My only qualifications for this role were my own experiences. If I was going to follow God's call, I would need to share those experiences, to trust others with them, even as I was asking them to trust me with their own experiences.  It would require me to embrace my weaknesses. No, my weaknesses were not my disabilities, although some see them that way.

No, my weaknesses were fear of vulnerability and lack of acceptance: of my children, my family, of me.  I knew what it was to be rejected because of my disabilities. I had seen people I loved be ignored, cut down, even feared because of their disabilities. Loved ones had dealt with other Christians calling their faith into question or blaming them because of their disabilities.  My fear was for not only myself, but for my family. And it was very real.

And yet, this was where God was calling me, out onto the waters of disbelief, mockery, rejection and ridicule, all the while reminding me that if I kept my eyes on Him, I would not sink into the waves.  Reminding me of His truth: His grace is sufficient for me.

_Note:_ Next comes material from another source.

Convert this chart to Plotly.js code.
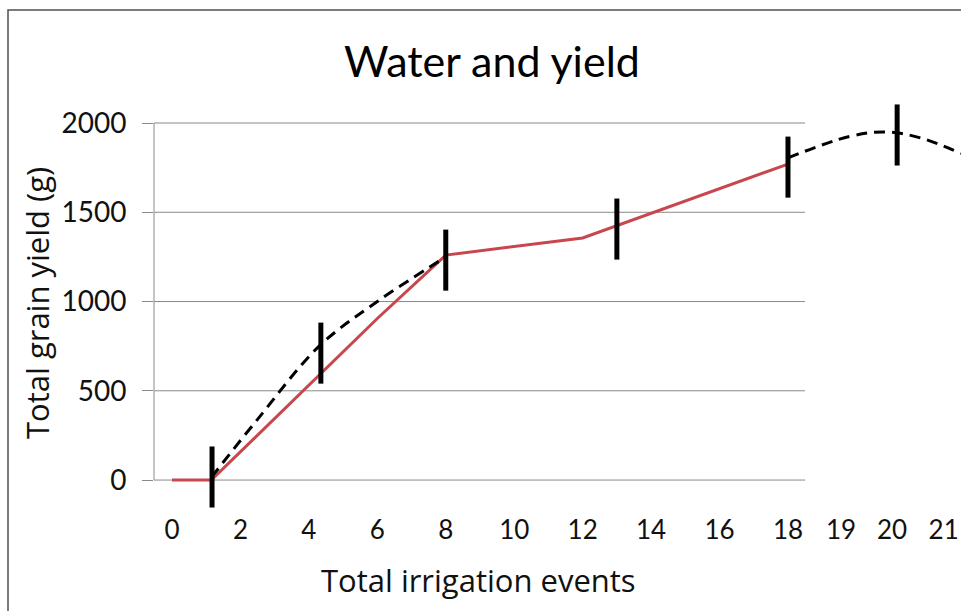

For a few months, I did try desperately to stay in the boat.  I tried to only share my story in the vaguest of terms. I read books and quoted other disability advocates I knew.  But I was asking people to be real with me amidst the same fears I had, but refused to face my own.  I didn't get very far. 

I had to step out, onto the waves of my fear, with my eyes fixed on Him, if I was ever going to make a difference for Him.  Don't get me wrong. There have been times in the last 5 years when I have started to go under and He's pulled me back up.  There have been times that I have gone scuttling back to the boat and said, "No way, Lord! That is not going to happen!" (Faith and Ability, for instance). There have been times when He has sent people to walk beside or even swim beside me (my very own Dori's from Finding Nemo: "Just keep swimming! Just keep swimming!") But the journey does continue. 

I had to embrace my weaknesses, still do. I am a fearful person, not just in this, but in many areas of my life. And yet, look what He has done in and through (and sometimes despite me)!  What started out as a meeting with one mom about her child with special needs, has become care for several children with special needs and their families, training for our CFM teams and our church staff, our annual Faith and Ability Depth Class, some basic accommodations for all ages with disabilities, planning for even better accommodations in our new building.

There is no way that I or anyone else could have done these things on our own.  But when we acknowledge, accept, embrace, boast in our weakness, we show the world that His grace is sufficient for us, for His power is made perfect in weakness.  When we embrace our weakness, we embrace our story, His story.